Plusieurs études ont déjà montré l’efficacité de l’aspirine en prévention des cancers digestifs, et en particulier des cancers colorectaux. Selon les études, elle pourrait en prévenir entre 20 et 30 %. Mais, même une fois le cancer déclaré, elle pourrait se montrer utile.
Avec d’autres anti-inflammatoires non stéroïdiens (AINS), comme l’ibuprofène ou le naproxène, elle fait baisser la mortalité toutes causes confondues de 25 % lorsqu’ils sont pris par des patients récemment diagnostiqués d’un cancer colorectal.
Ils font encore mieux chez les malades qui ne présentent pas de mutation du gène KRAS (soit environ 60 % des patients). Chez eux, l’amélioration de survie monte à près de 40 % !
Utilisation en prévention secondaire
Ces résultats sont issus d’une étude observationnelle menée sur 2 419 patients de 18 à 74 ans diagnostiqués d’un cancer colorectal invasif, entre 1997 et 2008, aux États-Unis, au Canada et en Australie. Pendant l’étude, 381 décès ont été enregistrés, dont 100 ont pu être directement attribués au cancer.

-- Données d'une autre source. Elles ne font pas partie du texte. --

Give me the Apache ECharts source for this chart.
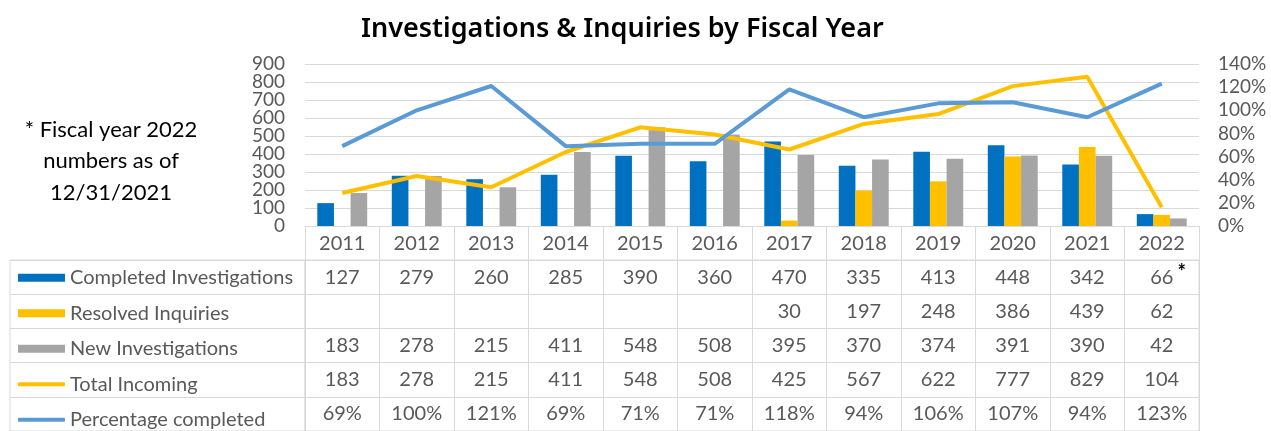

« Ces résultats devraient susciter le dialogue entre les patients et leurs médecins, explique le Dr Polly Newcomb, épidémiologiste au centre de recherche sur le cancer Fred Hutchinson (États-Unis), et l’un des auteurs de cette étude, publiée dans le Journal of Clinical Oncology. Les AINS sont couramment prescrits dans la prévention des maladies cardiovasculaires, et leur utilisation mérite d’être considérée et étudiée comme outil de lutte contre le cancer. »
Des effets secondaires
L’aspirine est en effet très souvent utilisée en prévention secondaire d’accidents ischémiques, après un infarctus du myocarde ou un accident vasculaire cérébral, pour éviter les rechutes. Les propriétés anti-agrégantes plaquettaires de l'aspirine empêchent les vaisseaux sanguins de se boucher à nouveau.
Les résultats précédents sur le cancer colorectal montrant une baisse drastique des risques chez les personnes prenant régulièrement de l’aspirine pourraient donc encourager à l’utiliser en prévention. Mais ses effets secondaires (ulcères, saignements) limitent cette utilisation. Comme l’aspirine, les autres AINS sont également associés à des risques : rénaux, voire cardiaques.
Efficace et pas cher
En revanche, ces nouveaux résultats pourraient mener à un renforcement de l’approche des traitements dans les cancers colorectaux. « Maintenant, nous aimerions comprendre le bon timing, les doses et la durée optimales de l’utilisation des AINS, notamment chez les patients qui n’ont pas la mutation génétique KRAS, ajoute Xinwei Hua, épidémiologiste et auteur principal de l’auteur. Nous commençons juste à comprendre les phénomènes biologiques au niveau moléculaire de la tumeur, et c’est très enthousiasmant. »
Quand des médicaments si bien connus, très accessibles et présentant des effets secondaires relativement peu nombreux, donnent des résultats aussi significatifs, il serait dommage de s’en priver.